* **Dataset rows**
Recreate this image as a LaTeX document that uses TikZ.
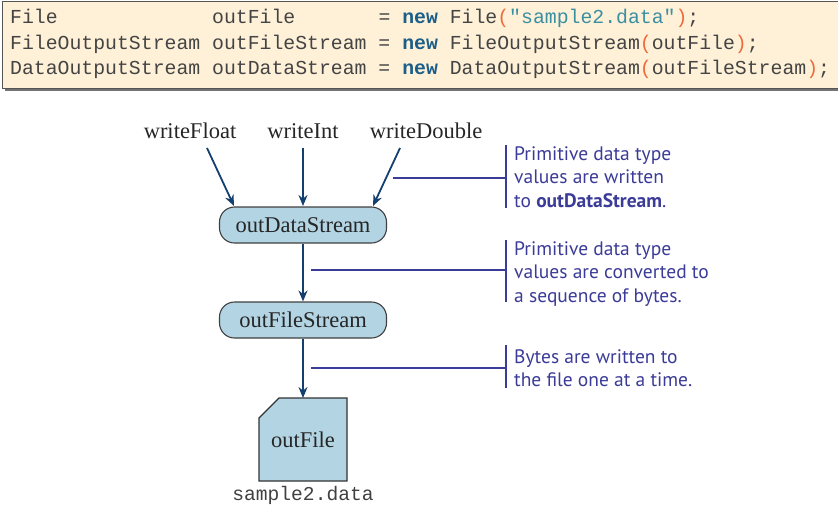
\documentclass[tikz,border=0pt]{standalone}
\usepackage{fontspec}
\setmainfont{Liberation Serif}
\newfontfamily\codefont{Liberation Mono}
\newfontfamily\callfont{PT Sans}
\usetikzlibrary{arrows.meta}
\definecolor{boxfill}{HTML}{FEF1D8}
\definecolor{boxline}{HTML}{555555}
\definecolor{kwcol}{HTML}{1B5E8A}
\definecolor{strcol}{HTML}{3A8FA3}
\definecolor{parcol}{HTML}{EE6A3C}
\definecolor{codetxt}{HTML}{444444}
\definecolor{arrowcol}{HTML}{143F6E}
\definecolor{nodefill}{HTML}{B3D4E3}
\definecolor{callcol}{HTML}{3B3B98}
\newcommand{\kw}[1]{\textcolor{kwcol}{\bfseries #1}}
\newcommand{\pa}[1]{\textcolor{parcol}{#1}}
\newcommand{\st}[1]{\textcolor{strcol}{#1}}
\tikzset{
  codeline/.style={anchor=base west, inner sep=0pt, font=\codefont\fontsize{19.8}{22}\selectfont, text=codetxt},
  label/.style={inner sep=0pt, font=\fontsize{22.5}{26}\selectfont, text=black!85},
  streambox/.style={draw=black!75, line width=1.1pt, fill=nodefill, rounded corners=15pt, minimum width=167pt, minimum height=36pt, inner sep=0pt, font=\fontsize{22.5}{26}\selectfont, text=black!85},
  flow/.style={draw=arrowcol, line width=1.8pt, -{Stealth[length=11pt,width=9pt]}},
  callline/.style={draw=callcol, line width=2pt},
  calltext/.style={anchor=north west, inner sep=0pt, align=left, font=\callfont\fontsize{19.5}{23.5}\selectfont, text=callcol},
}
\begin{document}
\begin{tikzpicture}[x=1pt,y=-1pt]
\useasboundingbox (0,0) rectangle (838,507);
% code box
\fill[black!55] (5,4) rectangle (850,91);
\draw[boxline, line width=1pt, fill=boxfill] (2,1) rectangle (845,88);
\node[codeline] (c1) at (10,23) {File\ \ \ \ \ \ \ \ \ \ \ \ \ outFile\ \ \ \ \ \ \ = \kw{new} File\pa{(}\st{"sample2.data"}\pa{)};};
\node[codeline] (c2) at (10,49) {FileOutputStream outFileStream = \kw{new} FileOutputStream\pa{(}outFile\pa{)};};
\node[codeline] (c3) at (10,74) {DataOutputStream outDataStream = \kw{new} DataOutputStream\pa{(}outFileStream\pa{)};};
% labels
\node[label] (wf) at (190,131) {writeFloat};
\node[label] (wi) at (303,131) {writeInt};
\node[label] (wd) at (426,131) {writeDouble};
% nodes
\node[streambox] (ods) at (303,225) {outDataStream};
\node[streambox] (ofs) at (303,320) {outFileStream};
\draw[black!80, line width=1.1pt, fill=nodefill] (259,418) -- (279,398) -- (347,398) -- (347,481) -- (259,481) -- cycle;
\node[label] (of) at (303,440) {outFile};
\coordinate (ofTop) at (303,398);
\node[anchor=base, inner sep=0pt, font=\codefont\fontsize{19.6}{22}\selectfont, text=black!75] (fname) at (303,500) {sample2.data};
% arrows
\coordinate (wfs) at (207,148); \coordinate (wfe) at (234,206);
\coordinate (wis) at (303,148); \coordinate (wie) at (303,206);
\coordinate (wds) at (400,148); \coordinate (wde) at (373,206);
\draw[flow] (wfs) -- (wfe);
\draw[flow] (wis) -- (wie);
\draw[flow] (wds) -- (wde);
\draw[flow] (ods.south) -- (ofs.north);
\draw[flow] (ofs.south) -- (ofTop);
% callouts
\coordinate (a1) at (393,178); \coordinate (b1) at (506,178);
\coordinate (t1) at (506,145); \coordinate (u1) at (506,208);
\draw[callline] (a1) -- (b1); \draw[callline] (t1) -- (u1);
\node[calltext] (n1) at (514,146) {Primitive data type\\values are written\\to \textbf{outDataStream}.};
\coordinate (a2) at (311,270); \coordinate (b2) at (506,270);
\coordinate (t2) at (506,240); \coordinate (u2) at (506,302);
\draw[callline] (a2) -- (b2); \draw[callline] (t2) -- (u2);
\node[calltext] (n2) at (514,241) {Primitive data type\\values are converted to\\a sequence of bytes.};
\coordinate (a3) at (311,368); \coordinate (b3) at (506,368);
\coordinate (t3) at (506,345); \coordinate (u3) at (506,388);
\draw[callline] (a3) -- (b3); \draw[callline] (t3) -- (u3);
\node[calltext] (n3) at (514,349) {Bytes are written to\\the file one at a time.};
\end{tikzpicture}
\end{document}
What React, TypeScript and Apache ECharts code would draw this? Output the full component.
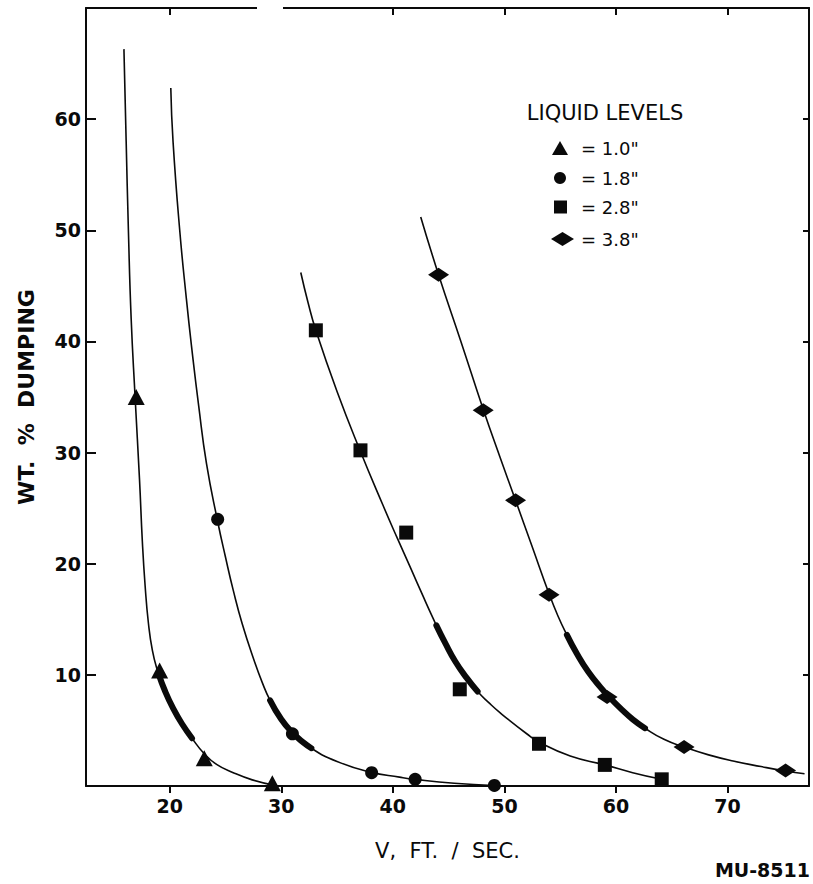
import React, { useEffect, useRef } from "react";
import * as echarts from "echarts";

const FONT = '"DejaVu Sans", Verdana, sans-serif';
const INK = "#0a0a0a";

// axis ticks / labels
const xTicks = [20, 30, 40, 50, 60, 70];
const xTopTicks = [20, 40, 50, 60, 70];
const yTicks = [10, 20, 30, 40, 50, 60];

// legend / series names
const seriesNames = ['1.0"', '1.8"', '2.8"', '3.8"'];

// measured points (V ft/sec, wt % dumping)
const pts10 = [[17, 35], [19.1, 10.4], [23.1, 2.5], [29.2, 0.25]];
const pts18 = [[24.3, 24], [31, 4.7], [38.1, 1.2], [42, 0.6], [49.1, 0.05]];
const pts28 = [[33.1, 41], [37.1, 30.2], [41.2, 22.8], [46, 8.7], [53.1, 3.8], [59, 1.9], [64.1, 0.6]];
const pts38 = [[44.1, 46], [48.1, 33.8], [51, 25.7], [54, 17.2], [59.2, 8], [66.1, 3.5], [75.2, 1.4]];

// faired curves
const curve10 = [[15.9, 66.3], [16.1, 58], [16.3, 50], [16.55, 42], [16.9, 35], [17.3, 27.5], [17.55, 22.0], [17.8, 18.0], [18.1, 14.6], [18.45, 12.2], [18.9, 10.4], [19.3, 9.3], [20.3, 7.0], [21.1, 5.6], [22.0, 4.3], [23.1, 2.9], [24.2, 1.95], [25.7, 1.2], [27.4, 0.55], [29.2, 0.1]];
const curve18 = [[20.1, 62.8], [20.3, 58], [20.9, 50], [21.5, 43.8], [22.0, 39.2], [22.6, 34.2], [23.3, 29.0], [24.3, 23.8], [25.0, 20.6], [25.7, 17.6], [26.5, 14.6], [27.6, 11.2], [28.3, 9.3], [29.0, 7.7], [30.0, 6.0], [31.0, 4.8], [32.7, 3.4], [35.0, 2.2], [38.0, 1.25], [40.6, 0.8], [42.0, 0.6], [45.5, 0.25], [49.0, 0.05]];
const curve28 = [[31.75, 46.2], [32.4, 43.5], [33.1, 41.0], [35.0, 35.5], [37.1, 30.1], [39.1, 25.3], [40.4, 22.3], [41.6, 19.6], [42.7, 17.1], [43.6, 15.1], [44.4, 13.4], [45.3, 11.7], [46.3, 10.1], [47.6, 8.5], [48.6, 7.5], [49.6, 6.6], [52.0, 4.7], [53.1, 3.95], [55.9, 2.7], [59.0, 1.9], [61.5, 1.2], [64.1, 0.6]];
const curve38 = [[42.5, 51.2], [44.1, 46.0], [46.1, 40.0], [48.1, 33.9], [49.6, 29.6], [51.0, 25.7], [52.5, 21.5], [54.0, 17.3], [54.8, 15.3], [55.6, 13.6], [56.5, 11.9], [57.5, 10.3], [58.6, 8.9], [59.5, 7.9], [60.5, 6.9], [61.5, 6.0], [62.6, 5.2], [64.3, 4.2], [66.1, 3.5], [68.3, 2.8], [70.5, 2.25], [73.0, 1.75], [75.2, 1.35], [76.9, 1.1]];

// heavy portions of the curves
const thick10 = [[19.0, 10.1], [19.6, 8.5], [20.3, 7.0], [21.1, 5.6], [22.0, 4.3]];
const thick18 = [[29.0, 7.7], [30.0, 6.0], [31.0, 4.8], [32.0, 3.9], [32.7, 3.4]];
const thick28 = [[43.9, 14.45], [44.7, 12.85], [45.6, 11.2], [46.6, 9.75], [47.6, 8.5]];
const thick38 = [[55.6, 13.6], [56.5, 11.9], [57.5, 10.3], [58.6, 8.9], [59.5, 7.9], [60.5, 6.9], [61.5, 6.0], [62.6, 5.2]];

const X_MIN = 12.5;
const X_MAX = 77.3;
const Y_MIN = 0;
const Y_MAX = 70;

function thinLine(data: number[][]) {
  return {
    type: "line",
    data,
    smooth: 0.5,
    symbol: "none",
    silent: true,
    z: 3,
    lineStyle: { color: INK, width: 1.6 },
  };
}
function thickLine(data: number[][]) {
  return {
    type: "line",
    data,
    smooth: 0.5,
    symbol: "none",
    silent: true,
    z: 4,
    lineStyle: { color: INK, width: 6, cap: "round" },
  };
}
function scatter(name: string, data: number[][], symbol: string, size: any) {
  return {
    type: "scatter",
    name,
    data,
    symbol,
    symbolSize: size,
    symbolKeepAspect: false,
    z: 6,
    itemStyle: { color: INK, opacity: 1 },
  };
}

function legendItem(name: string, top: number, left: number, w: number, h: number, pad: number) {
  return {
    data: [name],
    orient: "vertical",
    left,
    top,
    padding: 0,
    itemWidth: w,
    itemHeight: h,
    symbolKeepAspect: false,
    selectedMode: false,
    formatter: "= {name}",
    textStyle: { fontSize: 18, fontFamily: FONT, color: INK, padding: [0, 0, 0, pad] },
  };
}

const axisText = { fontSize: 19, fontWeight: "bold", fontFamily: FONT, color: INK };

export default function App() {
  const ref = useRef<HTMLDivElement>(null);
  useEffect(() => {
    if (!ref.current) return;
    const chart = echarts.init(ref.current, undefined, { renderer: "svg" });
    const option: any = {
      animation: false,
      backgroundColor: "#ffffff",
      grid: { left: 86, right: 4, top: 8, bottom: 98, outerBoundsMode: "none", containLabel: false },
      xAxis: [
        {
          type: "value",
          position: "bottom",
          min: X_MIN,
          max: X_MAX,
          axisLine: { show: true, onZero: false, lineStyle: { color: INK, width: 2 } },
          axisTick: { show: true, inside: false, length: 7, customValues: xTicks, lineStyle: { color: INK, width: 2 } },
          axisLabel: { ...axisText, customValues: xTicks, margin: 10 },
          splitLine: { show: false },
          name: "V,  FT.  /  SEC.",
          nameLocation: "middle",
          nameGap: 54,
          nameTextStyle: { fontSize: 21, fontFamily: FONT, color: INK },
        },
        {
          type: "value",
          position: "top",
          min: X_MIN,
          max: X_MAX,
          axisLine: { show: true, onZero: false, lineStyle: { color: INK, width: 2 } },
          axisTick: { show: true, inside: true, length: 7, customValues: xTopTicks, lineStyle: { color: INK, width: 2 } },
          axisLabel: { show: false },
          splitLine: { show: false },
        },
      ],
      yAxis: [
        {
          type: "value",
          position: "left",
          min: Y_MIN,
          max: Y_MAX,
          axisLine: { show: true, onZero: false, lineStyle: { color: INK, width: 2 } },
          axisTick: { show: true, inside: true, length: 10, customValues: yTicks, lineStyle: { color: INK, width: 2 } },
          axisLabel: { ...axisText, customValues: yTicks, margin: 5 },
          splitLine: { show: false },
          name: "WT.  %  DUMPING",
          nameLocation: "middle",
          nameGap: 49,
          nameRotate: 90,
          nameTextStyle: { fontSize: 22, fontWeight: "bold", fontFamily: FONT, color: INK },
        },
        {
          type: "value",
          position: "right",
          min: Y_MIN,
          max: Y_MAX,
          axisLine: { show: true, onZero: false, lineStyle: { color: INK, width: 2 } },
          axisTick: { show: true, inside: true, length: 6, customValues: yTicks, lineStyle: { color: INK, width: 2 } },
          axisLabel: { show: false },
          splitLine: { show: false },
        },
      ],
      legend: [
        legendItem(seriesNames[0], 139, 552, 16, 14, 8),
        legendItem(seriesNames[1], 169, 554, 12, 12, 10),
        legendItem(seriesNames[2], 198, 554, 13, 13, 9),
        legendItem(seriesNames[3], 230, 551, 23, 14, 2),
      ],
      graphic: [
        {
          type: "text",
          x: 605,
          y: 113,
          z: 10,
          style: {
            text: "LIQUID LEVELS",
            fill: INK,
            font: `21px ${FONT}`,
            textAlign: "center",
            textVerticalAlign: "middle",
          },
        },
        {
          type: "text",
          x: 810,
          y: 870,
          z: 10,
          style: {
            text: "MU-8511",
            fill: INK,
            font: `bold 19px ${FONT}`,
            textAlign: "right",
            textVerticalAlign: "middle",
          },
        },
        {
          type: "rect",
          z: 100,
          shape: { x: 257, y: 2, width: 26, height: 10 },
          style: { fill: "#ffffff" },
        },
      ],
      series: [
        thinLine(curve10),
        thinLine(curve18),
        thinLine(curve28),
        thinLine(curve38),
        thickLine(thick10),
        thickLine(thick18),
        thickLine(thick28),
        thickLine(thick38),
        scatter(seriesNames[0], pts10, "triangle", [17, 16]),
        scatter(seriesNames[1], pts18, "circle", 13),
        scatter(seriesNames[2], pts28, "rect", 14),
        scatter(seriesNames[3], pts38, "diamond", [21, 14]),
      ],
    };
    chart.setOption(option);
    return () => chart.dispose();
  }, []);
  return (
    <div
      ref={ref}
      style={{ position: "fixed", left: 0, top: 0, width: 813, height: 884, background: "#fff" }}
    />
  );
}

* **WORK TO BE COMPLETED**
In the listing above, find the line with "What React, TypeScript" and the line with "3.5], [75.2, 1.4]];". Set down both and every line between them, minus the pictures.

* **EXPECTED OUTPUT**
What React, TypeScript and Apache ECharts code would draw this? Output the full component.
import React, { useEffect, useRef } from "react";
import * as echarts from "echarts";

const FONT = '"DejaVu Sans", Verdana, sans-serif';
const INK = "#0a0a0a";

// axis ticks / labels
const xTicks = [20, 30, 40, 50, 60, 70];
const xTopTicks = [20, 40, 50, 60, 70];
const yTicks = [10, 20, 30, 40, 50, 60];

// legend / series names
const seriesNames = ['1.0"', '1.8"', '2.8"', '3.8"'];

// measured points (V ft/sec, wt % dumping)
const pts10 = [[17, 35], [19.1, 10.4], [23.1, 2.5], [29.2, 0.25]];
const pts18 = [[24.3, 24], [31, 4.7], [38.1, 1.2], [42, 0.6], [49.1, 0.05]];
const pts28 = [[33.1, 41], [37.1, 30.2], [41.2, 22.8], [46, 8.7], [53.1, 3.8], [59, 1.9], [64.1, 0.6]];
const pts38 = [[44.1, 46], [48.1, 33.8], [51, 25.7], [54, 17.2], [59.2, 8], [66.1, 3.5], [75.2, 1.4]];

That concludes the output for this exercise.